Dinner: mackerel and greens, marrow and baguette, pickles, asparagus salad, followed by tea in the park.
In my room I find a book of photos by Annie Liebowitz who says that The Summer of Love was the end of flower power culture, not the beginning—that you could get mugged in Haight Ashbury by then. This reminds me of a story I wrote, inspired by my regret at having never been a Haight Ashbury flower child.
BONNE ENTENTE by F.R. Scott
(“One man’s meat is another man’s poisson” ~ A. Lismer)
The advantages of living with two cultures
Strike one at every turn,
Especially when one finds a notice in an office building
“This elevator will not run on Ascension Day”‘
Or reads in the Montreal Star:
“Tomorrow being the Feast of the Immaculate Conception,
There will be no collection of garbage in the city”;
Or sees on the restaurant menu the bilingual dish:
DEEP APPLE PIE
TARTE AUX POMMES PROFONDES
This city is like a favourite wild child the way it makes you love it one minute then annoys you the next. How can you be angry with it for being so alive… except that its noise can sometimes be inconsiderate. Those voices… Hear me! See me! Hahahahaha! And to the neighbours’ wee hour reveries, you want to shout: does no one own a watch?? You spend the night awake cursing the irony of a hall clock that chimes every quarter hour then nap in the light of the city’s eccentric decadence and wake to offerings of freshly baked bread and strong tea and you forgive it as you always knew you would.
Today, a lunch of six pois, beans really, and gazpacho, conversation.
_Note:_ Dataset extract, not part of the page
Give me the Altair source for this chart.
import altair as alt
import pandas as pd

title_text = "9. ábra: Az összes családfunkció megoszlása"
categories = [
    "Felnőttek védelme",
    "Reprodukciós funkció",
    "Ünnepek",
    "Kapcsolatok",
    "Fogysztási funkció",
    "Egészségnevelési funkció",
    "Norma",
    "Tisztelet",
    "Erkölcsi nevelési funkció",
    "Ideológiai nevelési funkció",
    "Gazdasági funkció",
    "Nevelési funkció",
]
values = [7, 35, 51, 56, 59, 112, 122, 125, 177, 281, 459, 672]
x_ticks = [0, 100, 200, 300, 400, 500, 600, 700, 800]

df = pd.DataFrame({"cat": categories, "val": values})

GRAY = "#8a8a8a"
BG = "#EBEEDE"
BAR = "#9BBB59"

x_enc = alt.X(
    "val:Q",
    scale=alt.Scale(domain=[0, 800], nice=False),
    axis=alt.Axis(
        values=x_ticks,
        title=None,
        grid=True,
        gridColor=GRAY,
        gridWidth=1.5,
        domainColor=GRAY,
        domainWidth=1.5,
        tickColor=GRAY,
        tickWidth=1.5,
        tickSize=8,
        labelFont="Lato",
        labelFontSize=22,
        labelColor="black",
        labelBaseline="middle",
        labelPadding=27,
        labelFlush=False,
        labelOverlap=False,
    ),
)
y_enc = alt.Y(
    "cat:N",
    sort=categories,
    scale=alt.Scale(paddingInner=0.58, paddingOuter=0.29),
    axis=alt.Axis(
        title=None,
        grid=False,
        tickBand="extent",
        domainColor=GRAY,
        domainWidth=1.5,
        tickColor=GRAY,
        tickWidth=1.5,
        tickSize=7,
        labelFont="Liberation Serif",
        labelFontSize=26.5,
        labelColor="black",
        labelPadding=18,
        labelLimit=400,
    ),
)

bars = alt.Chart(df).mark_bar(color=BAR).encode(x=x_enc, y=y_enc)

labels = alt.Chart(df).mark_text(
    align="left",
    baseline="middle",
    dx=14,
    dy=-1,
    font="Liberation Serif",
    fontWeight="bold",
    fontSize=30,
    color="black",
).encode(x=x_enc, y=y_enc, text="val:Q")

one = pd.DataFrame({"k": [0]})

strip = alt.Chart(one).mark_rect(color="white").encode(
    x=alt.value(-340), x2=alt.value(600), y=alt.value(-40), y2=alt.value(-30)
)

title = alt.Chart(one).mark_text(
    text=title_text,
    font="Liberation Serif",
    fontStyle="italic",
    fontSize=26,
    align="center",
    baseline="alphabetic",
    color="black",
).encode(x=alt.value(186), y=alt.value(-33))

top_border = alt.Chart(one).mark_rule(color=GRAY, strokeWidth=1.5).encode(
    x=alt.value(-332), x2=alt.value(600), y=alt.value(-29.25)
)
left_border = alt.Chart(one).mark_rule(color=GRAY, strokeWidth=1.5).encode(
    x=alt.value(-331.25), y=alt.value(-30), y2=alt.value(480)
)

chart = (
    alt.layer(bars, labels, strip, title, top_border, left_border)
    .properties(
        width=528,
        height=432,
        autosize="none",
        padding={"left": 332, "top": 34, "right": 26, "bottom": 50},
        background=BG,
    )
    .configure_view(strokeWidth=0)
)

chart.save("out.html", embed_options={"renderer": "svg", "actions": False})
A walk along heated streets, laughter en route, no sparrows, thank god. And at 6 p.m. bells are ringing beyond this mirrored garden, these rooftops, and I know that on the street they are also heard by those smoking and drinking and tabernacking at those hightop tables near the boulangerie where I bought my dinner to go… a saumon quiche epinard and salade verte, une petite s’il vous plait… and where when I paid and was desperately trying to keep up my end in French with the lad at cash who kindly didn’t switch to English, or didn’t know how, I unknowingly dropped a $20 bill on the floor and he tried to tell me but I didn’t understand and then an English-speaking girl picked it up and said: “Excuse me, is this yours?”
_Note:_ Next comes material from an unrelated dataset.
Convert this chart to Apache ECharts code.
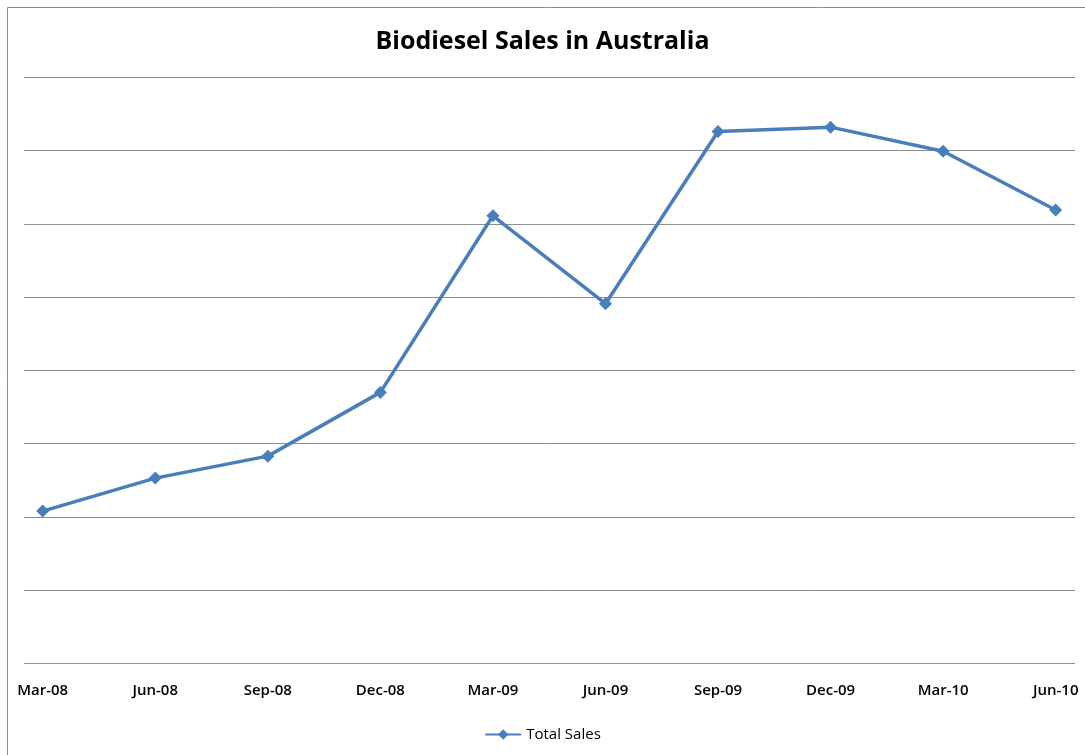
<!doctype html>
<html lang="en">
  <head>
    <meta charset="UTF-8" />
    <title>Biodiesel Sales in Australia</title>
    <script src="https://cdn.jsdelivr.net/npm/echarts/dist/echarts.min.js"></script>
    <style>
      html, body { margin: 0; padding: 0; background: #fff; }
      #main { width: 1085px; height: 755px; }
    </style>
  </head>
  <body>
    <div id="main"></div>
    <script>
      // quarters on the x axis
      const quarters = ["Mar-08", "Jun-08", "Sep-08", "Dec-08", "Mar-09", "Jun-09", "Sep-09", "Dec-09", "Mar-10", "Jun-10"];
      // total sales (axis has no labels, 8 bands of 10)
      const totalSales = [20.8, 25.3, 28.3, 37.0, 61.1, 49.1, 72.6, 73.2, 69.9, 61.9];

      const chart = echarts.init(document.getElementById("main"));
      const font = "'Open Sans', 'Noto Sans', sans-serif";

      const option = {
        backgroundColor: "#fff",
        animation: false,
        title: {
          text: "Biodiesel Sales in Australia",
          left: "center",
          top: 24,
          textStyle: { fontFamily: font, fontSize: 25, fontWeight: "bold", color: "#000" },
        },
        legend: {
          data: ["Total Sales"],
          bottom: 8,
          left: "center",
          itemWidth: 36,
          itemHeight: 13,
          itemGap: 4,
          textStyle: { fontFamily: font, fontSize: 15, color: "#000" },
        },
        // the second grid only carries the gridlines, which run a bit past the first and last point
        grid: [
          { left: 42.7, right: 29.3, top: 77.3, bottom: 91.5 },
          { left: 24, right: 10, top: 77.3, bottom: 91.5 },
        ],
        xAxis: [
          {
            type: "category",
            gridIndex: 0,
            data: quarters,
            boundaryGap: false,
            axisLine: { show: false },
            axisTick: { show: false },
            splitLine: { show: false },
            axisLabel: { fontFamily: font, fontSize: 15, fontWeight: 600, color: "#000", margin: 20, interval: 0 },
          },
          { type: "value", gridIndex: 1, show: false },
        ],
        yAxis: [
          {
            type: "value",
            gridIndex: 0,
            min: 0,
            max: 80,
            interval: 10,
            axisLabel: { show: false },
            axisLine: { show: false },
            axisTick: { show: false },
            splitLine: { show: false },
          },
          {
            type: "value",
            gridIndex: 1,
            min: 0,
            max: 80,
            interval: 10,
            axisLabel: { show: false },
            axisLine: { show: false },
            axisTick: { show: false },
            splitLine: { show: true, lineStyle: { color: "#8c8c8c", width: 1 } },
          },
        ],
        graphic: [
          {
            type: "polyline",
            shape: { points: [[7.5, 760], [7.5, 7.5], [1090, 7.5]] },
            style: { stroke: "#8a8a8a", lineWidth: 1, fill: null },
          },
        ],
        series: [
          {
            name: "Total Sales",
            type: "line",
            xAxisIndex: 0,
            yAxisIndex: 0,
            data: totalSales,
            symbol: "diamond",
            symbolSize: 13,
            lineStyle: { color: "#4a7ebb", width: 3.5 },
            itemStyle: { color: "#4a7ebb" },
          },
        ],
      };

      chart.setOption(option);
    </script>
  </body>
</html>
And now on this patio, a breeze. Montreal wanting to kiss and make up, all quiet innocence tonight. There is always kissing here. Parties and smashed crockery, foul language, slammed doors, a broken swing, no chance of sleep causing more foul language… and then the embrace… none of it more or less sincere than the other, all of it adding to the whole. Impossible not to love this mad relative.